Not sure which component to use, so picking vdsm (I miss the RFE component) +++ This bug was initially created as a clone of Bug #1416182 +++ +++ This bug was initially created as a clone of Bug #1416180 +++ This BZ tracks the upstream work currently being done by Fam to introduce a VFIO based NVMe driver to QEMU: https://lists.gnu.org/archive/html/qemu-devel/2016-12/msg02812.html Date: Wed, 21 Dec 2016 00:31:35 +0800 From: Fam Zheng <famz> Subject: [Qemu-devel] [PATCH 0/4] RFC: A VFIO based block driver for NVMe device This series adds a new protocol driver that is intended to achieve about 20% better performance for latency bound workloads (i.e. synchronous I/O) than linux-aio when guest is exclusively accessing a NVMe device, by talking to the device directly instead of through kernel file system layers and its NVMe driver. This applies on top of Stefan's block-next tree which has the busy polling patches - the new driver also supports it. A git branch is also available as: https://github.com/famz/qemu nvme See patch 4 for benchmark numbers. Tests are done on QEMU's NVMe emulation and a real Intel P3700 SSD NVMe card. Most of dd/fio/mkfs/kernel build and OS installation testings work well, but an weird write fault looking similar to [1] is consistently seen when installing RHEL 7.3 guest, which is still under investigation. [1]: http://lists.infradead.org/pipermail/linux-nvme/2015-May/001840.html Also, the ram notifier is not enough for hot plugged block device because in that case the notifier is installed _after_ ram blocks are added so it won't get the events.
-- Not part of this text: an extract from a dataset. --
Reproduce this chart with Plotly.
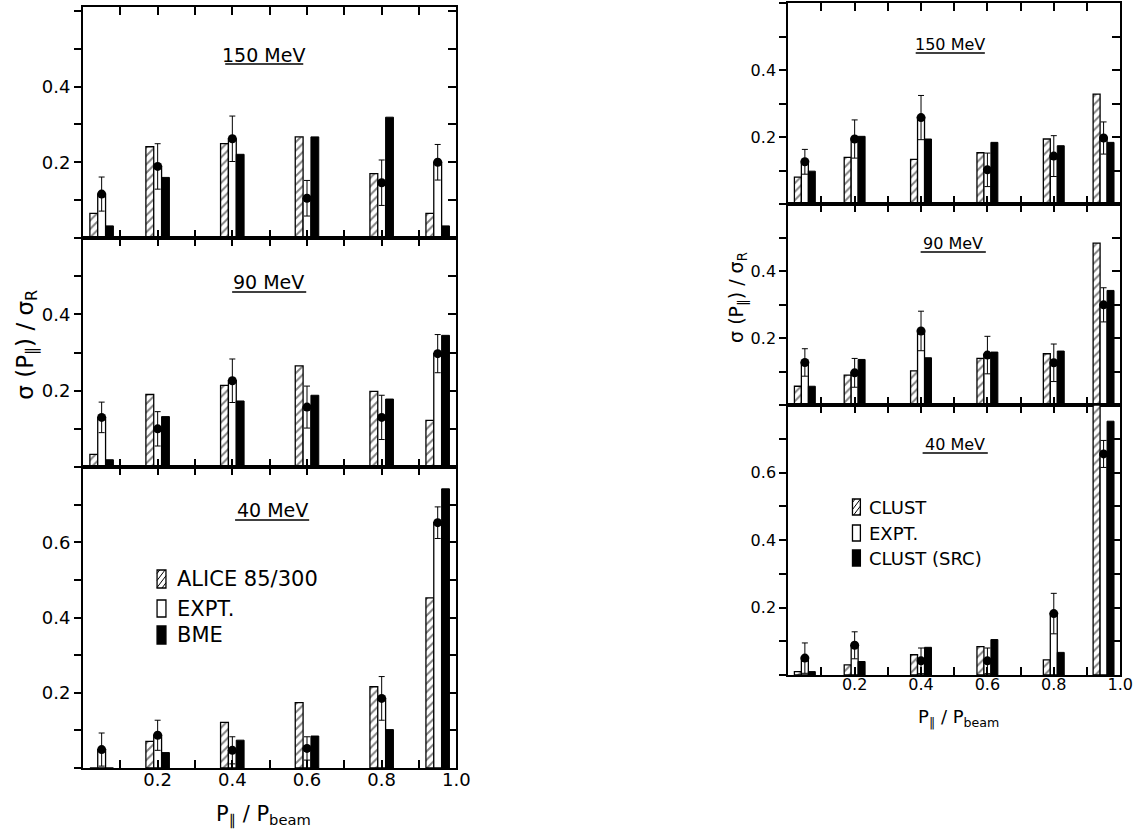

This bug has not been marked as blocker for oVirt 4.3.0. Since we are releasing it tomorrow, January 29th, this bug has been re-targeted to 4.3.1.
This bug didn't get any attention for a while, we didn't have the capacity to make any progress. If you deeply care about it or want to work on it please assign/target accordingly
ok, closing. Please reopen if still relevant/you want to work on it.